■ GOAL ■
Write out the listing below exactly, and omit any images you find in it.

■ DATA LINES ■
▬▬▬▬▬▬▬▬▬▬

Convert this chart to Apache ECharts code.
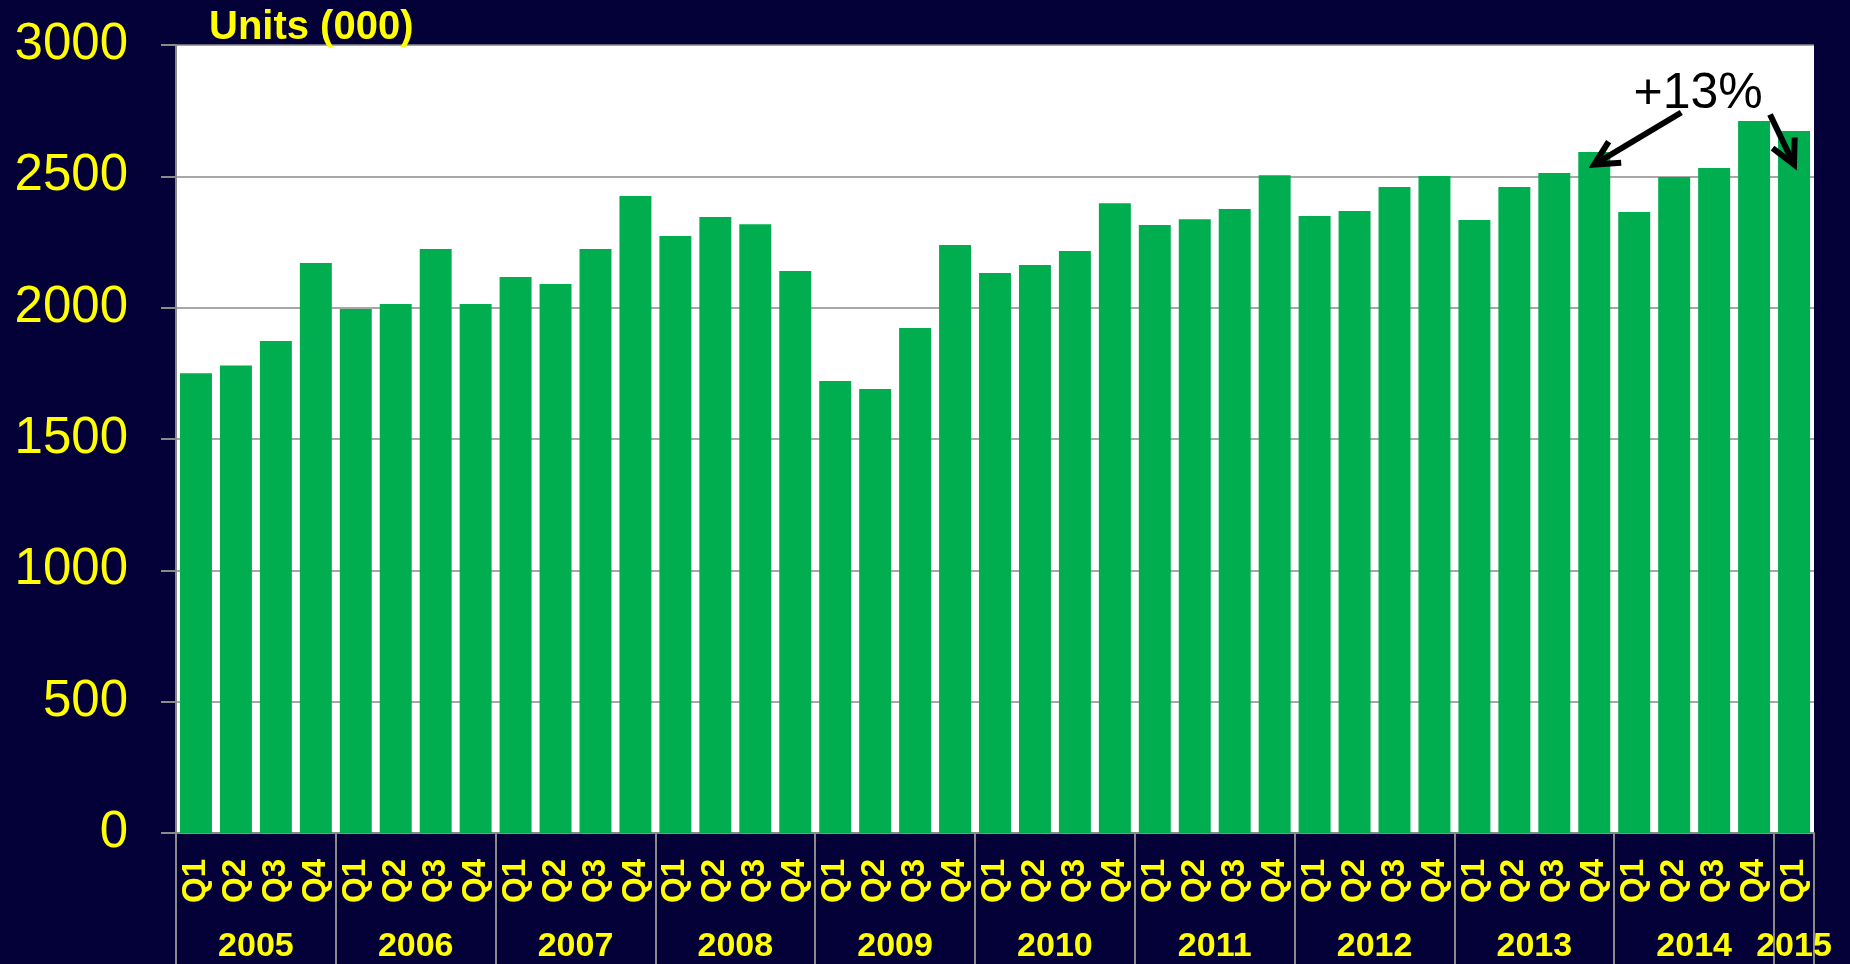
<!DOCTYPE html>
<html>
<head>
<meta charset="utf-8">
<title>Units (000)</title>
<script src="https://cdn.jsdelivr.net/npm/echarts@6/dist/echarts.min.js"></script>
<style>
  html, body { margin: 0; padding: 0; background: #040038; }
  #chart { width: 1850px; height: 964px; }
</style>
</head>
<body>
<div id="chart"></div>
<script>
  // 数据
  var quarters = ['Q1', 'Q2', 'Q3', 'Q4']
  var years = ['2005', '2006', '2007', '2008', '2009', '2010', '2011', '2012', '2013', '2014', '2015']
  var quartersPerYear = [4, 4, 4, 4, 4, 4, 4, 4, 4, 4, 1]
  var units = [
    1750, 1780, 1873, 2170,
    1995, 2014, 2223, 2014,
    2117, 2090, 2223, 2425,
    2273, 2345, 2318, 2140,
    1721, 1690, 1923, 2239,
    2132, 2162, 2216, 2398,
    2315, 2337, 2376, 2504,
    2349, 2368, 2459, 2501,
    2334, 2459, 2513, 2593,
    2364, 2497, 2532, 2711,
    2673
  ]
  var yTicks = [0, 500, 1000, 1500, 2000, 2500, 3000]
  var annotText = '+13%'
  var annotFrom = '2013 Q4'
  var annotTo = '2015 Q1'
  var annotLevel = 2545

  var font = '"Liberation Sans", Arial, sans-serif'
  var yellow = '#ffff00'
  var gray = '#8a8a8a'

  // x轴类目 + 年份分隔/标签位置
  var categories = []
  var yearBreaks = [0]
  var yearCenters = []
  var pos = 0
  years.forEach(function (y, i) {
    var n = quartersPerYear[i]
    for (var q = 0; q < n; q++) categories.push(y + ' ' + quarters[q])
    yearCenters.push(pos + n / 2)
    pos += n
    yearBreaks.push(pos)
  })

  var chart = echarts.init(document.getElementById('chart'))
  var option = {
    backgroundColor: '#040038',
    animation: false,
    title: {
      text: 'Units (000)',
      left: 204,
      top: 3,
      textStyle: { color: yellow, fontFamily: font, fontWeight: 'bold', fontSize: 40 }
    },
    grid: {
      left: 176, top: 45, right: 36, bottom: 131,
      show: true, backgroundColor: '#ffffff', borderWidth: 0
    },
    xAxis: [
      {
        type: 'category',
        data: categories,
        axisLine: { lineStyle: { color: gray, width: 2 } },
        axisTick: { length: 71, lineStyle: { color: gray, width: 2 } },
        axisLabel: {
          interval: 0,
          rotate: 90,
          margin: 26,
          color: yellow,
          fontFamily: font,
          fontWeight: 'bold',
          fontSize: 33,
          formatter: function (v) { return v.split(' ')[1] }
        }
      },
      {
        type: 'value',
        position: 'bottom',
        min: 0,
        max: categories.length,
        axisLine: { show: false },
        splitLine: { show: false },
        axisTick: {
          show: true,
          length: 131,
          customValues: yearBreaks,
          lineStyle: { color: gray, width: 2 }
        },
        axisLabel: {
          show: true,
          margin: 97,
          customValues: yearCenters,
          color: yellow,
          fontFamily: font,
          fontWeight: 'bold',
          fontSize: 34,
          formatter: function (v) { return years[yearCenters.indexOf(v)] }
        }
      }
    ],
    yAxis: {
      type: 'value',
      min: yTicks[0],
      max: yTicks[yTicks.length - 1],
      interval: 500,
      axisLine: { show: true, lineStyle: { color: gray, width: 2 } },
      axisTick: { show: true, length: 15, lineStyle: { color: gray, width: 2 } },
      axisLabel: {
        margin: 48, color: yellow, fontFamily: font, fontSize: 51,
        formatter: function (v) { return String(v) }
      },
      splitLine: { lineStyle: { color: gray, width: 1.5 } }
    },
    series: [
      {
        type: 'bar',
        data: units,
        barCategoryGap: '20%',
        itemStyle: { color: '#00ae50' }
      }
    ]
  }
  chart.setOption(option)

  // +13% 标注箭头
  function arrow(from, tip) {
    var ang = Math.atan2(from[1] - tip[1], from[0] - tip[0])
    var len = 27, spread = 27 * Math.PI / 180
    var a1 = [tip[0] + len * Math.cos(ang + spread), tip[1] + len * Math.sin(ang + spread)]
    var a2 = [tip[0] + len * Math.cos(ang - spread), tip[1] + len * Math.sin(ang - spread)]
    var style = { stroke: '#000', lineWidth: 6, fill: null }
    return [
      { type: 'polyline', shape: { points: [from, tip] }, style: style, z: 100 },
      { type: 'polyline', shape: { points: [a1, tip, a2] }, style: style, z: 100 }
    ]
  }
  var tip1 = chart.convertToPixel({ xAxisIndex: 0, yAxisIndex: 0 }, [categories.indexOf(annotFrom), annotLevel])
  var tip2 = chart.convertToPixel({ xAxisIndex: 0, yAxisIndex: 0 }, [categories.indexOf(annotTo), annotLevel])
  var elements = []
    .concat(arrow([tip1[0] + 87, tip1[1] - 52], tip1))
    .concat(arrow([tip2[0] - 24, tip2[1] - 50], tip2))
  elements.push({
    type: 'text',
    x: (tip1[0] + tip2[0]) / 2 + 4,
    y: tip1[1] - 70,
    style: {
      text: annotText, fill: '#000', font: '50px ' + font,
      align: 'center', verticalAlign: 'middle'
    },
    z: 100
  })
  chart.setOption({ graphic: { elements: elements } })
</script>
</body>
</html>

▬▬▬▬▬▬▬▬▬▬

■ SOLUTION ■
Convert this chart to Apache ECharts code.
<!DOCTYPE html>
<html>
<head>
<meta charset="utf-8">
<title>Units (000)</title>
<script src="https://cdn.jsdelivr.net/npm/echarts@6/dist/echarts.min.js"></script>
<style>
  html, body { margin: 0; padding: 0; background: #040038; }
  #chart { width: 1850px; height: 964px; }
</style>
</head>
<body>
<div id="chart"></div>
<script>
  // 数据
  var quarters = ['Q1', 'Q2', 'Q3', 'Q4']
  var years = ['2005', '2006', '2007', '2008', '2009', '2010', '2011', '2012', '2013', '2014', '2015']
  var quartersPerYear = [4, 4, 4, 4, 4, 4, 4, 4, 4, 4, 1]
  var units = [
    1750, 1780, 1873, 2170,
    1995, 2014, 2223, 2014,
    2117, 2090, 2223, 2425,
    2273, 2345, 2318, 2140,
    1721, 1690, 1923, 2239,
    2132, 2162, 2216, 2398,
    2315, 2337, 2376, 2504,
    2349, 2368, 2459, 2501,
    2334, 2459, 2513, 2593,
    2364, 2497, 2532, 2711,
    2673
  ]
  var yTicks = [0, 500, 1000, 1500, 2000, 2500, 3000]
  var annotText = '+13%'
  var annotFrom = '2013 Q4'
  var annotTo = '2015 Q1'
  var annotLevel = 2545

  var font = '"Liberation Sans", Arial, sans-serif'
  var yellow = '#ffff00'
  var gray = '#8a8a8a'

  // x轴类目 + 年份分隔/标签位置
  var categories = []
  var yearBreaks = [0]
  var yearCenters = []
  var pos = 0
  years.forEach(function (y, i) {
    var n = quartersPerYear[i]
    for (var q = 0; q < n; q++) categories.push(y + ' ' + quarters[q])
    yearCenters.push(pos + n / 2)
    pos += n
    yearBreaks.push(pos)
  })

  var chart = echarts.init(document.getElementById('chart'))
  var option = {
    backgroundColor: '#040038',
    animation: false,
    title: {
      text: 'Units (000)',
      left: 204,
      top: 3,
      textStyle: { color: yellow, fontFamily: font, fontWeight: 'bold', fontSize: 40 }
    },
    grid: {
      left: 176, top: 45, right: 36, bottom: 131,
      show: true, backgroundColor: '#ffffff', borderWidth: 0
    },
    xAxis: [
      {
        type: 'category',
        data: categories,
        axisLine: { lineStyle: { color: gray, width: 2 } },
        axisTick: { length: 71, lineStyle: { color: gray, width: 2 } },
        axisLabel: {
          interval: 0,
          rotate: 90,
          margin: 26,
          color: yellow,
          fontFamily: font,
          fontWeight: 'bold',
          fontSize: 33,
          formatter: function (v) { return v.split(' ')[1] }
        }
      },
      {
        type: 'value',
        position: 'bottom',
        min: 0,
        max: categories.length,
        axisLine: { show: false },
        splitLine: { show: false },
        axisTick: {
          show: true,
          length: 131,
          customValues: yearBreaks,
          lineStyle: { color: gray, width: 2 }
        },
        axisLabel: {
          show: true,
          margin: 97,
          customValues: yearCenters,
          color: yellow,
          fontFamily: font,
          fontWeight: 'bold',
          fontSize: 34,
          formatter: function (v) { return years[yearCenters.indexOf(v)] }
        }
      }
    ],
    yAxis: {
      type: 'value',
      min: yTicks[0],
      max: yTicks[yTicks.length - 1],
      interval: 500,
      axisLine: { show: true, lineStyle: { color: gray, width: 2 } },
      axisTick: { show: true, length: 15, lineStyle: { color: gray, width: 2 } },
      axisLabel: {
        margin: 48, color: yellow, fontFamily: font, fontSize: 51,
        formatter: function (v) { return String(v) }
      },
      splitLine: { lineStyle: { color: gray, width: 1.5 } }
    },
    series: [
      {
        type: 'bar',
        data: units,
        barCategoryGap: '20%',
        itemStyle: { color: '#00ae50' }
      }
    ]
  }
  chart.setOption(option)

  // +13% 标注箭头
  function arrow(from, tip) {
    var ang = Math.atan2(from[1] - tip[1], from[0] - tip[0])
    var len = 27, spread = 27 * Math.PI / 180
    var a1 = [tip[0] + len * Math.cos(ang + spread), tip[1] + len * Math.sin(ang + spread)]
    var a2 = [tip[0] + len * Math.cos(ang - spread), tip[1] + len * Math.sin(ang - spread)]
    var style = { stroke: '#000', lineWidth: 6, fill: null }
    return [
      { type: 'polyline', shape: { points: [from, tip] }, style: style, z: 100 },
      { type: 'polyline', shape: { points: [a1, tip, a2] }, style: style, z: 100 }
    ]
  }
  var tip1 = chart.convertToPixel({ xAxisIndex: 0, yAxisIndex: 0 }, [categories.indexOf(annotFrom), annotLevel])
  var tip2 = chart.convertToPixel({ xAxisIndex: 0, yAxisIndex: 0 }, [categories.indexOf(annotTo), annotLevel])
  var elements = []
    .concat(arrow([tip1[0] + 87, tip1[1] - 52], tip1))
    .concat(arrow([tip2[0] - 24, tip2[1] - 50], tip2))
  elements.push({
    type: 'text',
    x: (tip1[0] + tip2[0]) / 2 + 4,
    y: tip1[1] - 70,
    style: {
      text: annotText, fill: '#000', font: '50px ' + font,
      align: 'center', verticalAlign: 'middle'
    },
    z: 100
  })
  chart.setOption({ graphic: { elements: elements } })
</script>
</body>
</html>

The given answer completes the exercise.